Dass der Umgang mit so einem willensstarken Menschen für andere willensstarke Menschen nicht immer ganz einfach war, ist nachvollziehbar. Für Tante Margret gab es im Prinzip nur schwarz oder weiß. Daran konnten auch Freundschaften scheitern. Konsequenz war ihr wichtig. Jeder hatte eine Chance, wer aber aus dem Raster fiel, musste mit Disqualifikation rechnen. Nicht immer waren uns Außenstehenden die Gründe für solches Verhalten bekannt.
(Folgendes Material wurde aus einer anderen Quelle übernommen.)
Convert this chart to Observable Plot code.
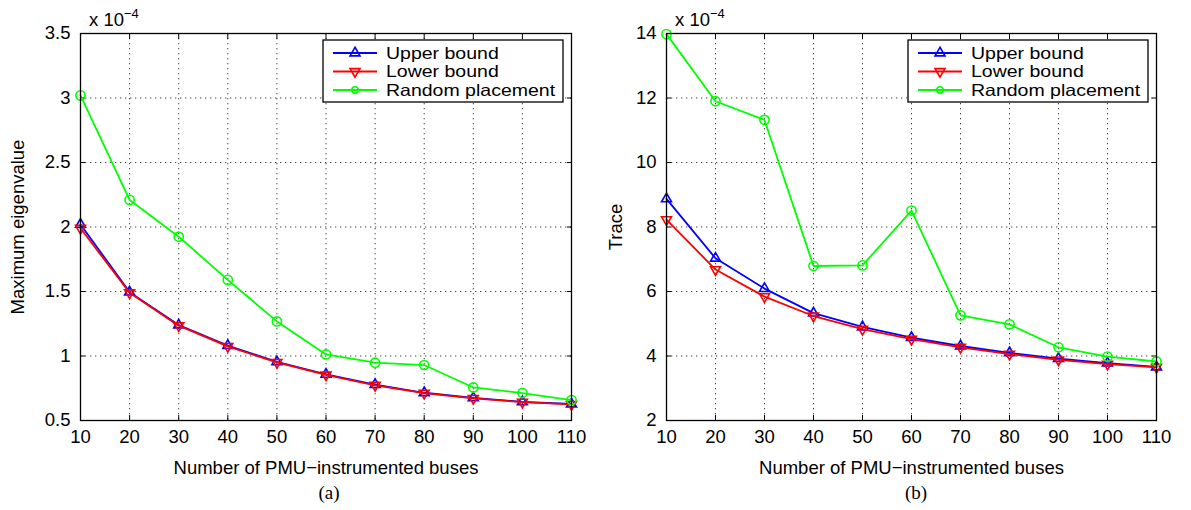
<!DOCTYPE html>
<html><head><meta charset="utf-8">
<script src="https://cdn.jsdelivr.net/npm/d3@7"></script>
<script src="https://cdn.jsdelivr.net/npm/@observablehq/plot@0.6"></script>
<style>
body{margin:0;background:#fff;}
#wrap{position:relative;width:1191px;height:510px;overflow:hidden;}
.panel{position:absolute;top:0;}
.cap{position:absolute;top:482px;font-family:"Liberation Serif","Times New Roman",serif;font-size:19px;width:120px;text-align:center;}
</style></head><body><div id="wrap"></div>
<script>
// ---- data (values in units of 1e-4) ----
const buses = [10, 20, 30, 40, 50, 60, 70, 80, 90, 100, 110];
const seriesNames = ["Upper bound", "Lower bound", "Random placement"];
const seriesColors = ["#0000ff", "#ff0000", "#00ff00"];
const eigUpper  = [2.02, 1.495, 1.24, 1.08, 0.955, 0.858, 0.778, 0.715, 0.675, 0.645, 0.628];
const eigLower  = [1.99, 1.49, 1.235, 1.075, 0.95, 0.853, 0.773, 0.712, 0.672, 0.642, 0.625];
const eigRandom = [3.02, 2.21, 1.925, 1.59, 1.268, 1.012, 0.948, 0.93, 0.756, 0.713, 0.658];
const traceUpper  = [8.87, 7.03, 6.09, 5.33, 4.90, 4.57, 4.31, 4.10, 3.92, 3.78, 3.66];
const traceLower  = [8.23, 6.68, 5.84, 5.24, 4.83, 4.52, 4.27, 4.06, 3.88, 3.75, 3.65];
const traceRandom = [13.98, 11.9, 11.32, 6.79, 6.81, 8.51, 5.26, 4.98, 4.27, 3.98, 3.83];
const xTicks = [10, 20, 30, 40, 50, 60, 70, 80, 90, 100, 110];
const eigTicks = [0.5, 1, 1.5, 2, 2.5, 3, 3.5];
const traceTicks = [2, 4, 6, 8, 10, 12, 14];
const xLabel = "Number of PMU\u2212instrumented buses";

const FONT = "'Liberation Sans', Arial, Helvetica, sans-serif";

function makePanel({left, width, marginLeft, marginRight, yTicks, yLabel, yLabelOffset, values, caption, capX}) {
  const marks = [
    Plot.gridX(xTicks, {stroke: "#000", strokeOpacity: 0.75, strokeDasharray: "1.3,3.7", strokeWidth: 1}),
    Plot.gridY(yTicks, {stroke: "#000", strokeOpacity: 0.75, strokeDasharray: "1.3,3.7", strokeWidth: 1}),
    Plot.axisX(xTicks, {anchor: "bottom", tickSize: -5, tickPadding: 14, tickFormat: d => String(d),
      label: xLabel, labelAnchor: "center", labelOffset: 53, labelArrow: "none"}),
    Plot.axisX(xTicks, {anchor: "top", tickSize: -5, tickFormat: () => "", label: null}),
    Plot.axisY(yTicks, {anchor: "left", tickSize: -5, tickPadding: 15, tickFormat: d => String(d),
      label: yLabel, labelAnchor: "center", labelOffset: yLabelOffset, labelArrow: "none"}),
    Plot.axisY(yTicks, {anchor: "right", tickSize: -5, tickFormat: () => "", label: null})
  ];
  values.forEach((vals, k) => {
    const data = vals.map((v, i) => ({x: buses[i], y: v}));
    marks.push(Plot.line(data, {x: "x", y: "y", stroke: seriesColors[k], strokeWidth: 1.8}));
    if (k < 2) {
      marks.push(Plot.dot(data, {x: "x", y: "y", symbol: "triangle", r: 3.7, rotate: k === 1 ? 180 : 0,
        stroke: seriesColors[k], fill: "none", strokeWidth: 1.6}));
    } else {
      marks.push(Plot.dot(data, {x: "x", y: "y", symbol: "circle", r: 4.6,
        stroke: seriesColors[k], fill: "none", strokeWidth: 1.6}));
    }
  });
  marks.push(Plot.frame({stroke: "#000", strokeWidth: 1.3}));
  const svg = Plot.plot({
    width, height: 480, marginLeft, marginRight, marginTop: 33, marginBottom: 60,
    style: {fontFamily: FONT, fontSize: "18.5px", color: "#000", background: "transparent", overflow: "visible"},
    x: {domain: [10, 110]},
    y: {domain: [yTicks[0], yTicks[yTicks.length - 1]]},
    marks
  });
  const div = document.createElement("div");
  div.className = "panel";
  div.style.left = left + "px";
  div.appendChild(svg);
  document.getElementById("wrap").appendChild(div);

  const s = d3.select(svg);
  const frameRight = width - marginRight;
  // exponent label
  const ex = s.append("text").attr("x", marginLeft + 9).attr("y", 26).attr("text-anchor", "start")
    .attr("font-family", FONT).attr("font-size", 18.5).attr("fill", "#000");
  ex.append("tspan").text("x 10");
  ex.append("tspan").attr("dy", -8).attr("font-size", 13).text("\u22124");
  // legend
  const bw = 240, bh = 62, bx = frameRight - 8 - bw, by = 40;
  const g = s.append("g");
  g.append("rect").attr("x", bx).attr("y", by).attr("width", bw).attr("height", bh)
    .attr("fill", "#fff").attr("stroke", "#000").attr("stroke-width", 1.3);
  const rows = [13, 31.5, 50];
  const fs = 16.5, target = 19.5;
  seriesNames.forEach((name, k) => {
    const yy = by + rows[k];
    g.append("line").attr("x1", bx + 10).attr("x2", bx + 54).attr("y1", yy).attr("y2", yy)
      .attr("stroke", seriesColors[k]).attr("stroke-width", 1.8);
    const sym = k < 2 ? d3.symbol(d3.symbolTriangle, Math.PI * 3.7 * 3.7) : d3.symbol(d3.symbolCircle, Math.PI * 3.2 * 3.2);
    g.append("path").attr("d", sym()).attr("transform", `translate(${bx + 32},${yy}) rotate(${k === 1 ? 180 : 0})`)
      .attr("fill", "none").attr("stroke", seriesColors[k]).attr("stroke-width", 1.6);
    const t = g.append("text").attr("x", bx + 63).attr("y", yy).attr("dy", "0.36em").attr("text-anchor", "start")
      .attr("font-family", FONT).attr("font-size", fs).attr("fill", "#000").text(name);
    const L = t.node().getComputedTextLength();
    if (L > 0) t.attr("textLength", L * target / fs).attr("lengthAdjust", "spacingAndGlyphs");
  });

  const cap = document.createElement("div");
  cap.className = "cap";
  cap.style.left = (left + capX - 60) + "px";
  cap.textContent = caption;
  document.getElementById("wrap").appendChild(cap);
}

makePanel({left: 0, width: 595, marginLeft: 80, marginRight: 24, yTicks: eigTicks,
  yLabel: "Maximum eigenvalue", yLabelOffset: 70, values: [eigUpper, eigLower, eigRandom], caption: "(a)", capX: 329});
makePanel({left: 595, width: 596, marginLeft: 71, marginRight: 35, yTicks: traceTicks,
  yLabel: "Trace", yLabelOffset: 58, values: [traceUpper, traceLower, traceRandom], caption: "(b)", capX: 321});
</script></body></html>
Man verkehrte in guten Kreisen und auch der letzte Umzug in die Bremer Heimstiftung war von Weitsicht und Stil geprägt. Depression, Resignation oder Zweifel waren ihr fremd. Erst im letzten Lebensjahr hat sie der Mut angesichts ihrer Erkrankung verlassen. Resolut und realistisch hat sie es aber auch damit gehalten: Lieber ein schnelles Ende als ein langsames Siechtum – obwohl sie ihren Mann aus pragmatischen Gründen gerne überlebt hätte. Dies zu einem Datum, wo noch längst nicht alles entschieden war.
Wieder ist ein Mensch von uns gegangen, den wir für nahezu unsterblich hielten. Tante Margret ist 92 Jahre alt geworden. Ich hätte ihr noch mindestens zehn weitere Lebensjahre zugetraut.